* TASK STATEMENT: Repeat the data that follows, word for word, without the images.

* EXCERPTED DATA:
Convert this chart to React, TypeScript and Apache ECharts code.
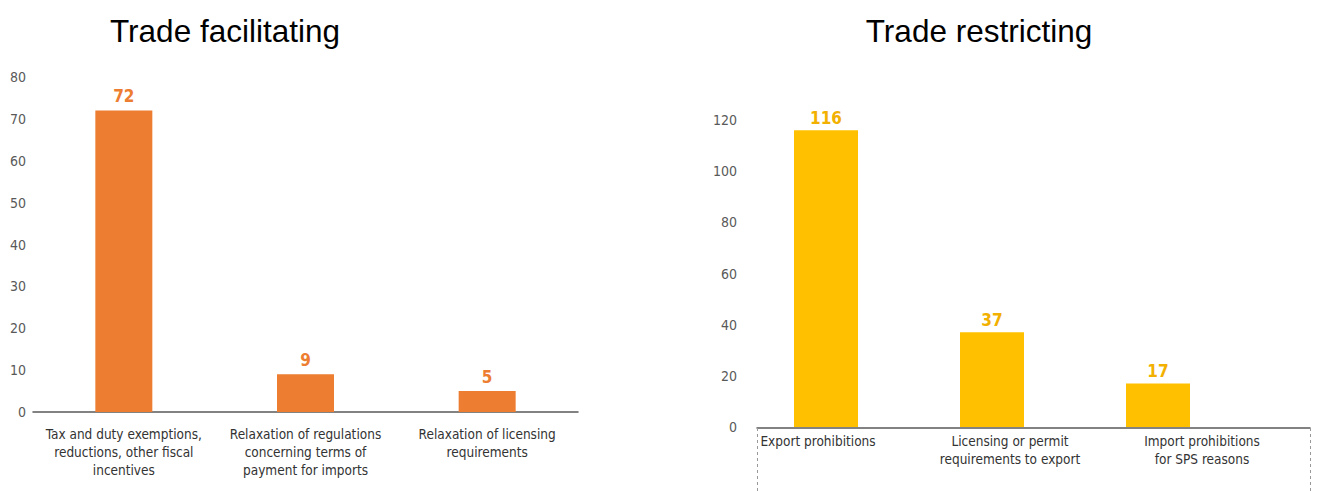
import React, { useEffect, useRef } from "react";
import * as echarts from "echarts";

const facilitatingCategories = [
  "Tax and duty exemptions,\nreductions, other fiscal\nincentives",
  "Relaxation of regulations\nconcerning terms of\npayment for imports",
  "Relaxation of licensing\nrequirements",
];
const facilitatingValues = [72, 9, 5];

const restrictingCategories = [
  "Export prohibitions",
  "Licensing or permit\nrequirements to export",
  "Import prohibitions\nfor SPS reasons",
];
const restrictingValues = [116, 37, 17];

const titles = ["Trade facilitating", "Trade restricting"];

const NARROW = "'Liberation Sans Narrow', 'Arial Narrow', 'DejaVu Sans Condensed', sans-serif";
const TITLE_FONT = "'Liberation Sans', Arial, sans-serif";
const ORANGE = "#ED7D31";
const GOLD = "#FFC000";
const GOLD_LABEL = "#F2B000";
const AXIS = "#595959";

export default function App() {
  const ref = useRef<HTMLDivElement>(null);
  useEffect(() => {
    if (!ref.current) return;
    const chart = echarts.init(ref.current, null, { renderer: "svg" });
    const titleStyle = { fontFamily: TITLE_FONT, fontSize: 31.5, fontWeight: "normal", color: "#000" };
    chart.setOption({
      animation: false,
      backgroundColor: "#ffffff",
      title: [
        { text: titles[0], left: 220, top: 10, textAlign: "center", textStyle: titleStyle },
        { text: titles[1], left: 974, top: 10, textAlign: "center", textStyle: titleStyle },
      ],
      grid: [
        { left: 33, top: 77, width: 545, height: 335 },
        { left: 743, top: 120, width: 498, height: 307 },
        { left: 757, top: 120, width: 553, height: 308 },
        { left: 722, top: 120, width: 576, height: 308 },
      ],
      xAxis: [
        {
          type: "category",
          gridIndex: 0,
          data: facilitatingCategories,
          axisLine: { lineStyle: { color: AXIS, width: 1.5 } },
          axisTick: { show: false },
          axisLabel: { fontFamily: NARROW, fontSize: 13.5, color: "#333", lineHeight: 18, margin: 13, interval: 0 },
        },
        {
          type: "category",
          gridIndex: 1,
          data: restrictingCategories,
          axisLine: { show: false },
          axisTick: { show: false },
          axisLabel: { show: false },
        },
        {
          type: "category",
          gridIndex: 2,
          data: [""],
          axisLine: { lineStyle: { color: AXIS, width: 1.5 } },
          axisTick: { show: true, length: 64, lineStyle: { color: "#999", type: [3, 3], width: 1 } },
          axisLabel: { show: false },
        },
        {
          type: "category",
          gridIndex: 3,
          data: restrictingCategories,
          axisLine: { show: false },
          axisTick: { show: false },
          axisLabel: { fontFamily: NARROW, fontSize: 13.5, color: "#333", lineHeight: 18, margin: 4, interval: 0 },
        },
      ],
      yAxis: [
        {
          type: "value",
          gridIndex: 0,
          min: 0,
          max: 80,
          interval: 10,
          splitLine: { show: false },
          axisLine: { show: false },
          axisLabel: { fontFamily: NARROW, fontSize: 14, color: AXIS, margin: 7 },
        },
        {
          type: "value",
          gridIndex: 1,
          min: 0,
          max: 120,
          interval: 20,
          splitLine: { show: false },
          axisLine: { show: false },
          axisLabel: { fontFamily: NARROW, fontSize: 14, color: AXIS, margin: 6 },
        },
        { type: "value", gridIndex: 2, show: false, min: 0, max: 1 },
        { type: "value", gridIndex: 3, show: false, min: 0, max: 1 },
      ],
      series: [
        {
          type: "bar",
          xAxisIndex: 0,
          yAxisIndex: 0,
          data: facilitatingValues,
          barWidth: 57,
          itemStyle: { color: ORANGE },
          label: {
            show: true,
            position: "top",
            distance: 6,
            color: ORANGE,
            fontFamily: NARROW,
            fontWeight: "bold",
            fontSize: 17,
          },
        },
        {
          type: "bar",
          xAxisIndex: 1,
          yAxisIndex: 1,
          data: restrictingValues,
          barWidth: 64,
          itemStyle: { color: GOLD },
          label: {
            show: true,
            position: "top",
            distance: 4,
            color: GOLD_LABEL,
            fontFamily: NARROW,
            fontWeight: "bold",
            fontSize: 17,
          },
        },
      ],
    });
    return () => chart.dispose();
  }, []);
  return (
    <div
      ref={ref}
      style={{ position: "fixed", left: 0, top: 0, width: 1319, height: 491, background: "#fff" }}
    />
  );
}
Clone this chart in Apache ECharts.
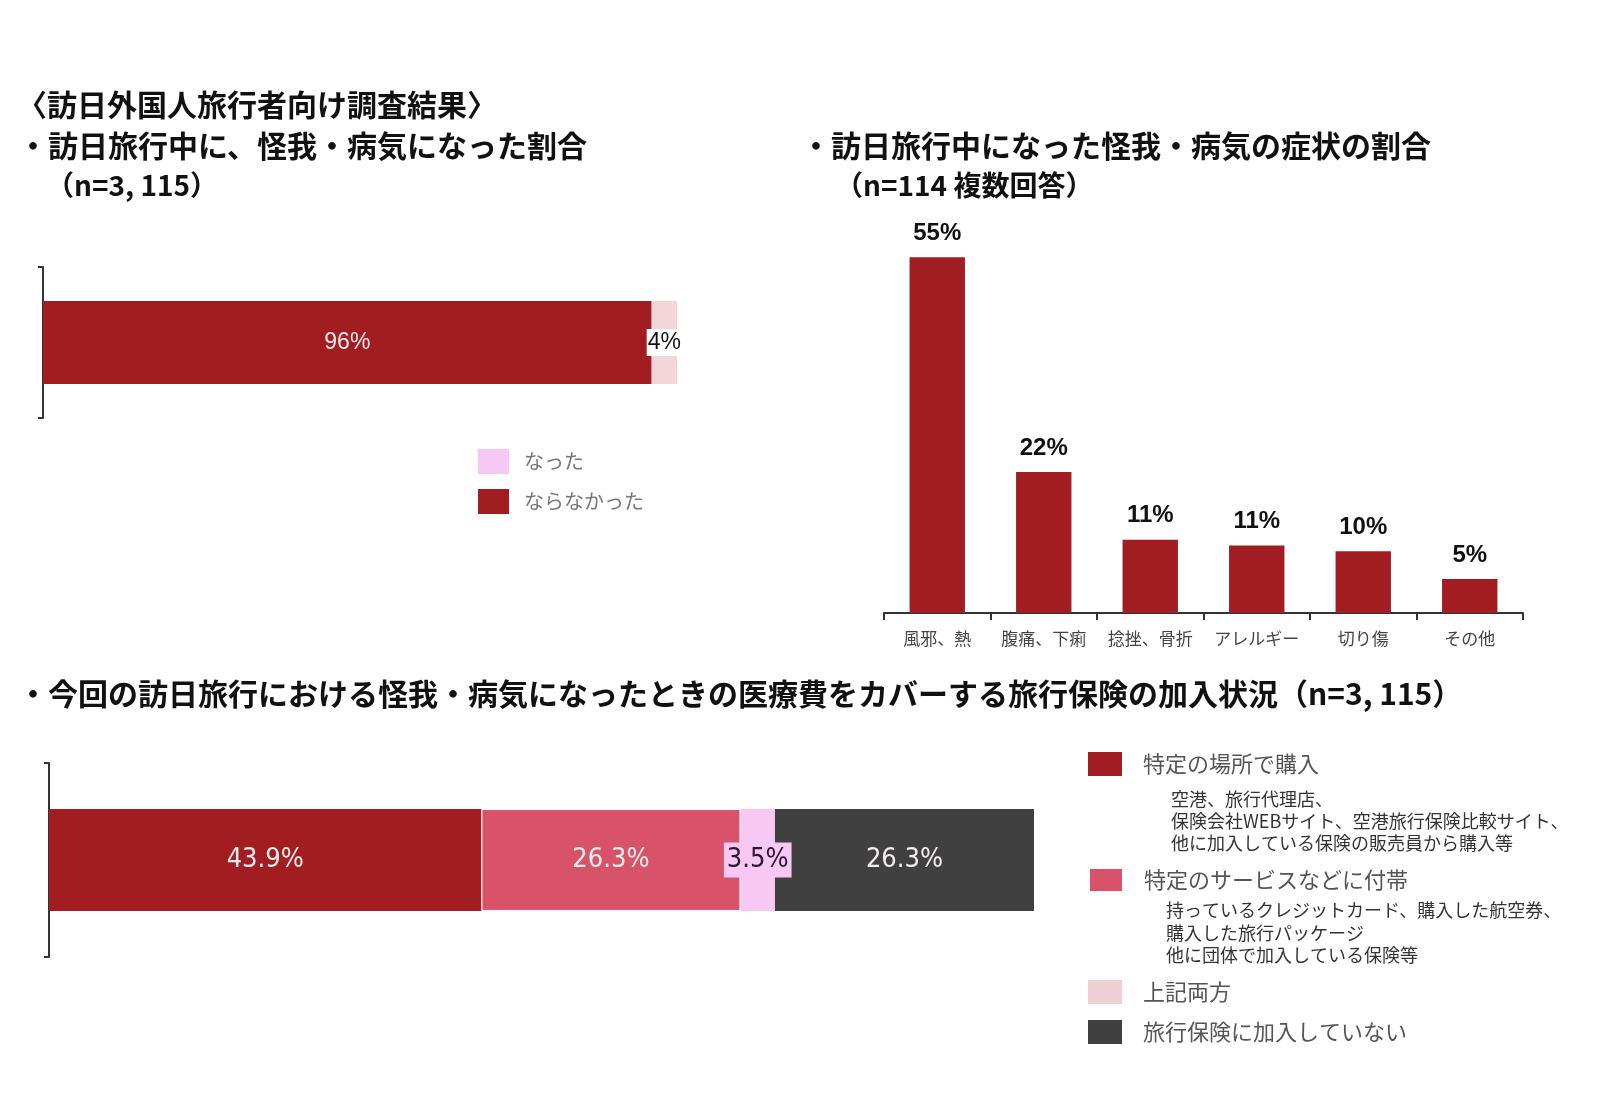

* CORRECT RESULT:
Convert this chart to React, TypeScript and Apache ECharts code.
import React, { useEffect, useRef } from "react";
import * as echarts from "echarts";

const facilitatingCategories = [
  "Tax and duty exemptions,\nreductions, other fiscal\nincentives",
  "Relaxation of regulations\nconcerning terms of\npayment for imports",
  "Relaxation of licensing\nrequirements",
];
const facilitatingValues = [72, 9, 5];

const restrictingCategories = [
  "Export prohibitions",
  "Licensing or permit\nrequirements to export",
  "Import prohibitions\nfor SPS reasons",
];
const restrictingValues = [116, 37, 17];

const titles = ["Trade facilitating", "Trade restricting"];

const NARROW = "'Liberation Sans Narrow', 'Arial Narrow', 'DejaVu Sans Condensed', sans-serif";
const TITLE_FONT = "'Liberation Sans', Arial, sans-serif";
const ORANGE = "#ED7D31";
const GOLD = "#FFC000";
const GOLD_LABEL = "#F2B000";
const AXIS = "#595959";

export default function App() {
  const ref = useRef<HTMLDivElement>(null);
  useEffect(() => {
    if (!ref.current) return;
    const chart = echarts.init(ref.current, null, { renderer: "svg" });
    const titleStyle = { fontFamily: TITLE_FONT, fontSize: 31.5, fontWeight: "normal", color: "#000" };
    chart.setOption({
      animation: false,
      backgroundColor: "#ffffff",
      title: [
        { text: titles[0], left: 220, top: 10, textAlign: "center", textStyle: titleStyle },
        { text: titles[1], left: 974, top: 10, textAlign: "center", textStyle: titleStyle },
      ],
      grid: [
        { left: 33, top: 77, width: 545, height: 335 },
        { left: 743, top: 120, width: 498, height: 307 },
        { left: 757, top: 120, width: 553, height: 308 },
        { left: 722, top: 120, width: 576, height: 308 },
      ],
      xAxis: [
        {
          type: "category",
          gridIndex: 0,
          data: facilitatingCategories,
          axisLine: { lineStyle: { color: AXIS, width: 1.5 } },
          axisTick: { show: false },
          axisLabel: { fontFamily: NARROW, fontSize: 13.5, color: "#333", lineHeight: 18, margin: 13, interval: 0 },
        },
        {
          type: "category",
          gridIndex: 1,
          data: restrictingCategories,
          axisLine: { show: false },
          axisTick: { show: false },
          axisLabel: { show: false },
        },
        {
          type: "category",
          gridIndex: 2,
          data: [""],
          axisLine: { lineStyle: { color: AXIS, width: 1.5 } },
          axisTick: { show: true, length: 64, lineStyle: { color: "#999", type: [3, 3], width: 1 } },
          axisLabel: { show: false },
        },
        {
          type: "category",
          gridIndex: 3,
          data: restrictingCategories,
          axisLine: { show: false },
          axisTick: { show: false },
          axisLabel: { fontFamily: NARROW, fontSize: 13.5, color: "#333", lineHeight: 18, margin: 4, interval: 0 },
        },
      ],
      yAxis: [
        {
          type: "value",
          gridIndex: 0,
          min: 0,
          max: 80,
          interval: 10,
          splitLine: { show: false },
          axisLine: { show: false },
          axisLabel: { fontFamily: NARROW, fontSize: 14, color: AXIS, margin: 7 },
        },
        {
          type: "value",
          gridIndex: 1,
          min: 0,
          max: 120,
          interval: 20,
          splitLine: { show: false },
          axisLine: { show: false },
          axisLabel: { fontFamily: NARROW, fontSize: 14, color: AXIS, margin: 6 },
        },
        { type: "value", gridIndex: 2, show: false, min: 0, max: 1 },
        { type: "value", gridIndex: 3, show: false, min: 0, max: 1 },
      ],
      series: [
        {
          type: "bar",
          xAxisIndex: 0,
          yAxisIndex: 0,
          data: facilitatingValues,
          barWidth: 57,
          itemStyle: { color: ORANGE },
          label: {
            show: true,
            position: "top",
            distance: 6,
            color: ORANGE,
            fontFamily: NARROW,
            fontWeight: "bold",
            fontSize: 17,
          },
        },
        {
          type: "bar",
          xAxisIndex: 1,
          yAxisIndex: 1,
          data: restrictingValues,
          barWidth: 64,
          itemStyle: { color: GOLD },
          label: {
            show: true,
            position: "top",
            distance: 4,
            color: GOLD_LABEL,
            fontFamily: NARROW,
            fontWeight: "bold",
            fontSize: 17,
          },
        },
      ],
    });
    return () => chart.dispose();
  }, []);
  return (
    <div
      ref={ref}
      style={{ position: "fixed", left: 0, top: 0, width: 1319, height: 491, background: "#fff" }}
    />
  );
}
Clone this chart in Apache ECharts.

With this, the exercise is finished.